Sebenarnya, kata dia, pemerintah Inggris itu relatif lebih terbuka daripada masyarakatnya, terutama masyarakat konservatif yang generasi tua. Namun, menurut dia, apa yang terjadi di Inggris baru-baru ini menjadi puncak dari kegelisahan-kegelisahan dari penduduk pribumi.
"Jadi ini saya kira merupakan kelanjutan dari keluarnya Inggris dari Uni Eropa. Jadi kebencian atau keresahan itu belum terlampiaskan dan belum mendapatkan jalan keluar dari keresahan itu," kata dia.
Diharapkan keluarnya Inggris dari Uni Eropa agar warganya bisa lebih makmur dan lapangan kerja lebih terbuka. Namun, kata dia, semua itu tidak terjadi, sehingga pelampiasannya adalah ke masyarakat minoritas.
"Muslim itu kan minoritas di situ. Nah, jadi di satu sisi ini adalah tantangan bagi masyarakat Inggris dan Eropa untuk menata kembali kehadiran masyarakat imigran," jelas Suaedy.
Dia menambahkan, sebagian masyarakat Eropa dan Inggris itu sebenarnya sudah memberikan tempat kepada muslim. Menurut dia, sudah ada banyak masjid yang berdiri di berbagai kota dan muslim di Inggris sendiri sebenarnya sudah merupakan generasi kedua dan ketiga.
"Jadi itu sudah menjadi bagian dari bangsa Inggris, cuma secara kultural tidak seluruhnya menerima. Mereka kan dididik di keluarga muslim, dan kultur dari negaranya lalu dibawa ke situ. Jadi itu turun-temurun. Nah ini yang mungkin tidak terjadi tukar-menukar kebudayaan," kata Suaedy.
Seperti diketahui, kerusuhan disertai kekerasan terkait aksi anti-Islam dan antiimgran meluas di seantero Inggris dalam beberapa hari terakhir, dan memuncak pada Sabtu (3/8/2024) dan Ahad (4/8/2024) kemarin.
Dilaporkan New York Times, kekerasan tersebut dipicu oleh disinformasi online dan kelompok ekstremis sayap kanan yang bertujuan menciptakan kekacauan setelah penusukan yang menewaskan tiga anak perempuan oleh seorang remaja.

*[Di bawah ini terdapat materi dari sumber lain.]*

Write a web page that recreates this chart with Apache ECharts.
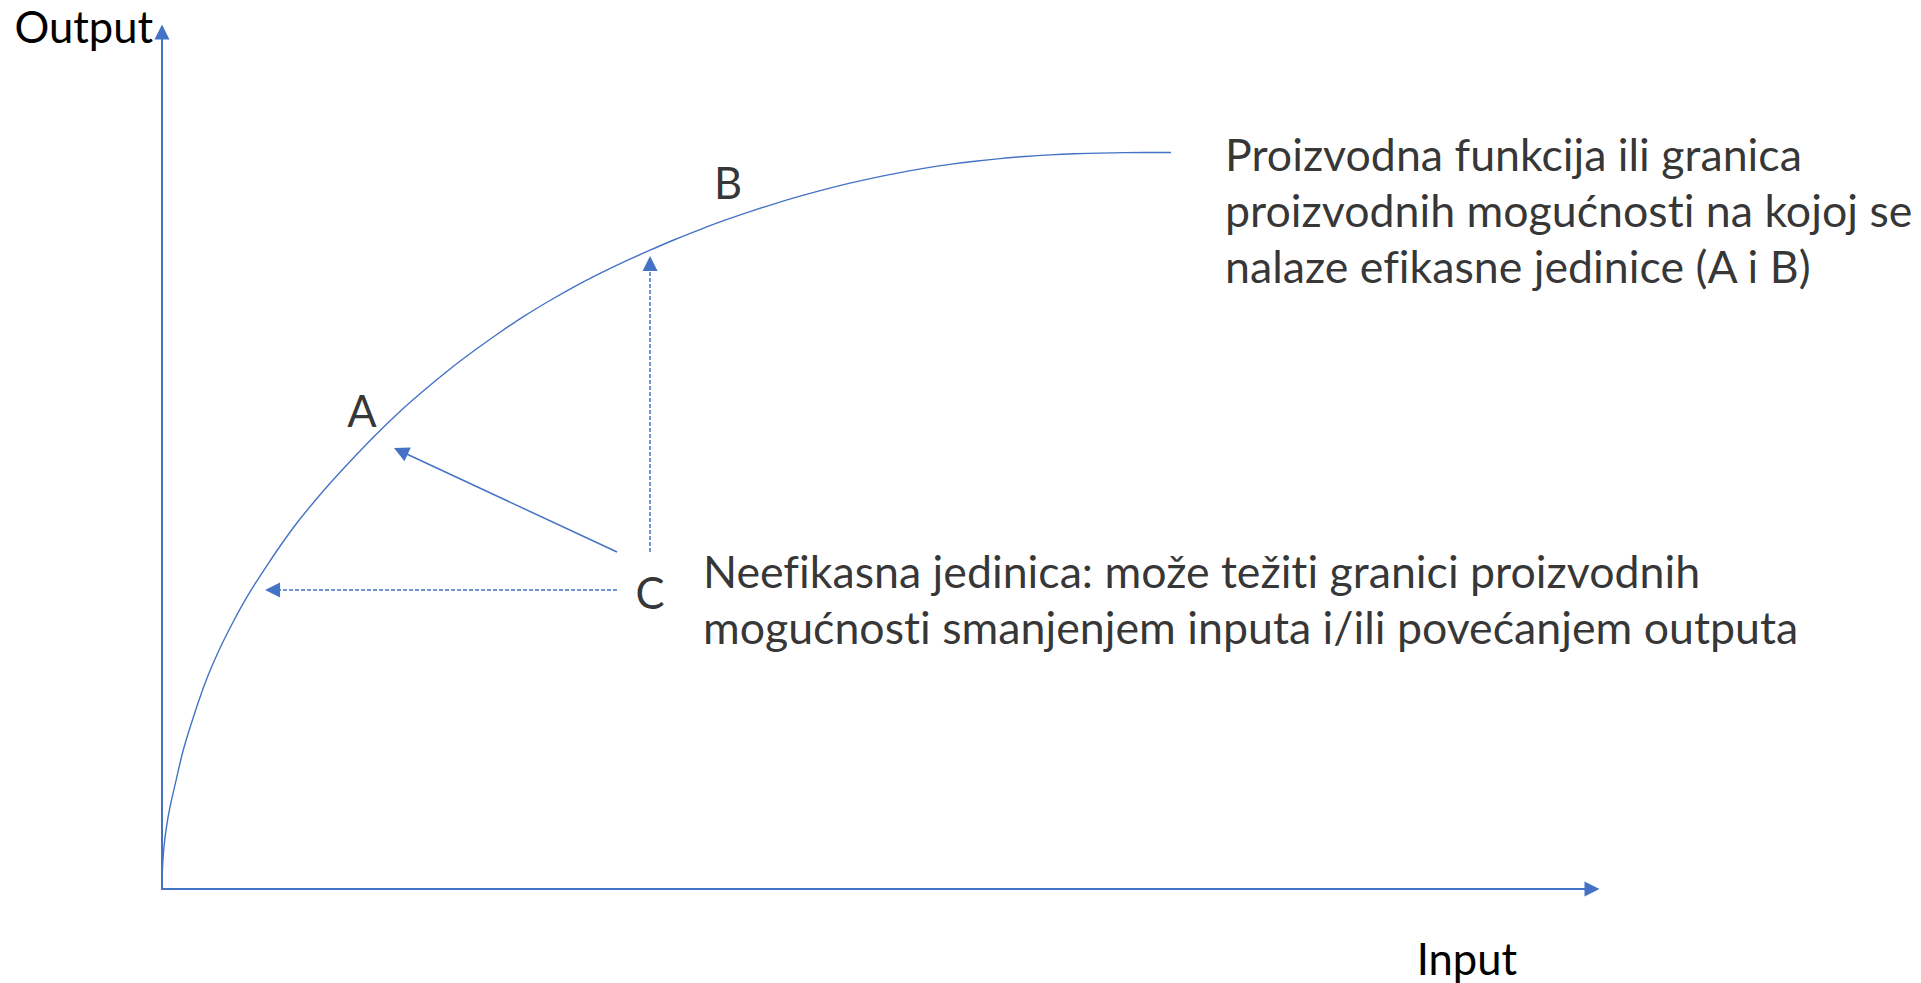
<!DOCTYPE html>
<html>
<head>
<meta charset="utf-8">
<script src="https://cdn.jsdelivr.net/npm/echarts@6/dist/echarts.min.js"></script>
<style>
html,body{margin:0;padding:0;background:#fff;}
#chart{width:1921px;height:983px;}
#chart text{font-variant-ligatures:none;}
</style>
</head>
<body>
<div id="chart"></div>
<script>
// ---- data (arbitrary units: input 0-100, output 0-100) ----
const frontierInput  = [0, 0.03, 0.13, 0.31, 0.56, 0.91, 1.47, 2.31, 3.15, 4.06, 4.90, 5.66, 6.50, 7.41, 8.46, 9.65, 11.40, 13.15, 14.90, 16.64, 18.39, 20.14, 21.89, 23.64, 25.38, 27.13, 28.88, 30.63, 32.38, 34.13, 35.87, 37.62, 39.37, 41.12, 42.87, 44.62, 46.36, 48.11, 49.86, 51.61, 53.36, 55.10, 56.85, 58.60, 60.35, 62.10, 63.85, 65.59, 67.34, 70.56];
const frontierOutput = [0, 2.22, 4.78, 7.23, 9.57, 12.14, 16.10, 20.65, 24.62, 28.12, 30.92, 33.26, 35.59, 37.92, 40.49, 43.17, 46.67, 49.88, 52.92, 55.72, 58.28, 60.68, 62.89, 64.97, 66.90, 68.67, 70.32, 71.83, 73.23, 74.54, 75.79, 76.95, 78.04, 79.04, 79.98, 80.84, 81.63, 82.36, 83.01, 83.59, 84.11, 84.55, 84.92, 85.23, 85.47, 85.66, 85.79, 85.87, 85.92, 85.94];

// movement of inefficient unit C towards the frontier
const moveToward   = [16.70, 51.08];   // solid arrow (both directions)
const inputCut     = [7.73, 34.89];    // dashed arrow: less input
const outputRaise  = [34.13, 72.99];   // dashed arrow: more output
const arrowFromSolid = [31.82, 39.32];
const arrowFromH     = [31.82, 34.89];
const arrowFromV     = [34.13, 39.32];

const pointNames = ['A', 'B', 'C'];
const pointX     = [13.99, 39.58, 34.13];
const pointY     = [55.89, 82.50, 34.66];

const noteTexts = [
  'Proizvodna funkcija ili granica\nproizvodnih mogućnosti na kojoj se\nnalaze efikasne jedinice (A i B)',
  'Neefikasna jedinica: može težiti granici proizvodnih\nmogućnosti smanjenjem inputa i/ili povećanjem outputa'
];
const noteX = [74.34, 37.83];
const noteY = [89.04, 40.37];

const axisNames = ['Input', 'Output'];

// ---- chart ----
const BLUE = '#4472C4';
const FONT = 'Lato, "Open Sans", sans-serif';
const chart = echarts.init(document.getElementById('chart'), null, { renderer: 'svg' });

const frontier = frontierInput.map((x, i) => [x, frontierOutput[i]]);

chart.setOption({
  animation: false,
  backgroundColor: '#ffffff',
  grid: { left: 162, right: 329, top: 32, bottom: 94, containLabel: false },
  xAxis: {
    type: 'value', min: 0, max: 100,
    name: axisNames[0], nameLocation: 'end', nameGap: -75,
    nameTextStyle: { fontFamily: FONT, fontSize: 43.5, color: '#000', align: 'right', verticalAlign: 'top', padding: [47, 0, 0, 0] },
    axisLine: { show: true, symbol: ['none', 'triangle'], symbolSize: [15, 15], lineStyle: { color: BLUE, width: 2 } },
    axisTick: { show: false }, axisLabel: { show: false }, splitLine: { show: false }
  },
  yAxis: {
    type: 'value', min: 0, max: 100,
    name: axisNames[1], nameLocation: 'end', nameGap: 6,
    nameTextStyle: { fontFamily: FONT, fontSize: 43.5, color: '#000', align: 'right', verticalAlign: 'middle', padding: [0, 9, 0, 0] },
    axisLine: { show: true, symbol: ['none', 'triangle'], symbolSize: [15, 15], lineStyle: { color: BLUE, width: 2 } },
    axisTick: { show: false }, axisLabel: { show: false }, splitLine: { show: false }
  },
  series: [
    {
      type: 'line', data: frontier, smooth: 0.3, showSymbol: false, symbol: 'none',
      lineStyle: { color: BLUE, width: 1.4 }, silent: true, z: 3
    },
    {
      type: 'lines', coordinateSystem: 'cartesian2d', silent: true,
      symbol: ['none', 'triangle'], symbolSize: 15,
      lineStyle: { color: BLUE, width: 1.5, type: 'solid', opacity: 1 },
      data: [{ coords: [arrowFromSolid, moveToward] }]
    },
    {
      type: 'lines', coordinateSystem: 'cartesian2d', silent: true,
      symbol: ['none', 'triangle'], symbolSize: 15,
      lineStyle: { color: BLUE, width: 1.5, type: [4, 2], opacity: 1 },
      data: [{ coords: [arrowFromH, inputCut] }, { coords: [arrowFromV, outputRaise] }]
    },
    {
      type: 'scatter', symbolSize: 0, silent: true,
      data: pointNames.map((n, i) => ({ name: n, value: [pointX[i], pointY[i]] })),
      label: { show: true, position: 'inside', formatter: '{b}', fontFamily: FONT, fontSize: 43.5, color: '#000', align: 'center', verticalAlign: 'middle' }
    },
    {
      type: 'scatter', symbolSize: 0, silent: true,
      data: noteTexts.map((t, i) => ({ name: t, value: [noteX[i], noteY[i]] })),
      label: { show: true, position: [0, 0], formatter: '{b}', fontFamily: FONT, fontSize: 44.7, lineHeight: 56, color: '#000', align: 'left', verticalAlign: 'top' }
    }
  ]
});
</script>
</body>
</html>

Tersangka, Axel Rudakubana (17 tahun), lahir di Inggris, namun beberapa jam setelah serangan tersebut, disinformasi mengenai identitasnya – termasuk klaim palsu bahwa ia adalah seorang migran tidak berdokumen – menyebar dengan cepat secara online. Aktivis sayap kanan lalu menggunakan aplikasi perpesanan termasuk Telegram dan X untuk mendesak masyarakat turun ke jalan.